Ruth Hawkins

Partner

Boardman, Hawkins & Osborne LLP

THIS week is Family Mediation Week. It is designed to highlight and raise awareness of the benefits of using family mediation to resolve family disputes and issues rather than the more traditional, often more conflicting, approaches involving court proceedings or using lawyers to resolve things.

One of the key aims of family mediation is to reduce conflict and improve communication between the parties. That is particularly important when there are children, but even when there are not, they may be very good reasons to attempt to keep relations civil and constructive and to maintain communication after couples have separated. Couples may work or be in business together; they may have mutual friends or interests; they may want to maintain connections with their in laws. Just because a couple is separating, doesn’t mean that everything about their relationship needs to turn sour or become difficult.

It is however really important when there are children involved that if possible, and where it is safe to do so, that parents try and work together to resolve their differences, and mediation is a great tool to use to try and achieve this.

There are also often pragmatic and practical reasons for trying to use family mediation to resolve issues. For starters, it is often a very cost effective way of resolving things. I often say that agreeing things is something that calm rational, non emotional people can often do without third party intervention. But the problem is that when emotions are raw, or when the parties separating are in different stages or separation, or have different agendas, it is often impossible to reach agreements without third party assistance. Of course you can try and sort things out across the kitchen table, or in the pub or coffee shop. But most people can’t. They need help. And picking a qualified experienced family mediator, who can act as a neutral, impartial facilitator, providing a neutral venue to aid discussions and hopefully agreement, is a really good first step.

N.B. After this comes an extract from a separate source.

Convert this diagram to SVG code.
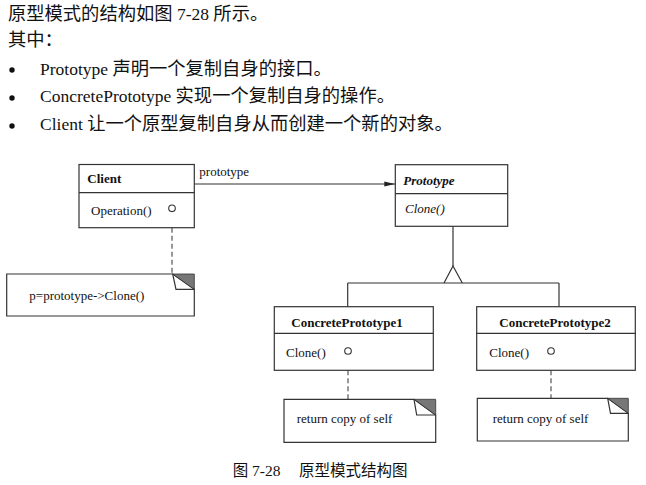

Paying one mediator between you, is likely to be more cost effective than each of you separately funding lawyers to correspond over issues.

There may be other good reasons to think about family mediation. Certainly it can have big advantages over litigation - court proceedings. Our family court system is currently struggling. Courts are increasingly busy, and over stretched and under resourced. There is an increase in child protection cases coming before the courts. The family courts are struggling to keep up with demands dealing with those cases, and my experience is that ‘private family law’ cases, ie those cases between parents, or between husbands and wives, are often listed some way off, and can very often be adjourned off at short notice to make way for urgent cases. Cases come to court with other urgent matters listed before them, and time spent in court can often mean lots of waiting around, often without private rooms to use or a café to get a drink from, waiting for your case to be called on.

However, if you decide to use a family mediator to assist you in resolving your family dispute, very often you have control over when, where, and how quickly your dispute can be dealt with. Similarly with using Family Arbitration.

As well as cost, and control, and improved communication, I would suggest that agreements reached in family mediation can often stand the test of time, as couples will have explored options in mediation, and the mediator will have helped ‘reality test’ proposals with the couple, based upon their own circumstances. It is often a better way of finding solutions, rather than have a judge or a bench of magistrates impose a solution on you both. Very often, neither party will be happy with orders imposed.

Of course it is not a solution for everyone. A family mediator will only agree to mediate where it is safe to do so. It will often not be suitable where there is domestic abuse or where there is an imbalance in control. But where it is appropriate, it can be a very effective and powerful tool to help couples resolve the many disputes that arise when couple have separated or are in the process of separating.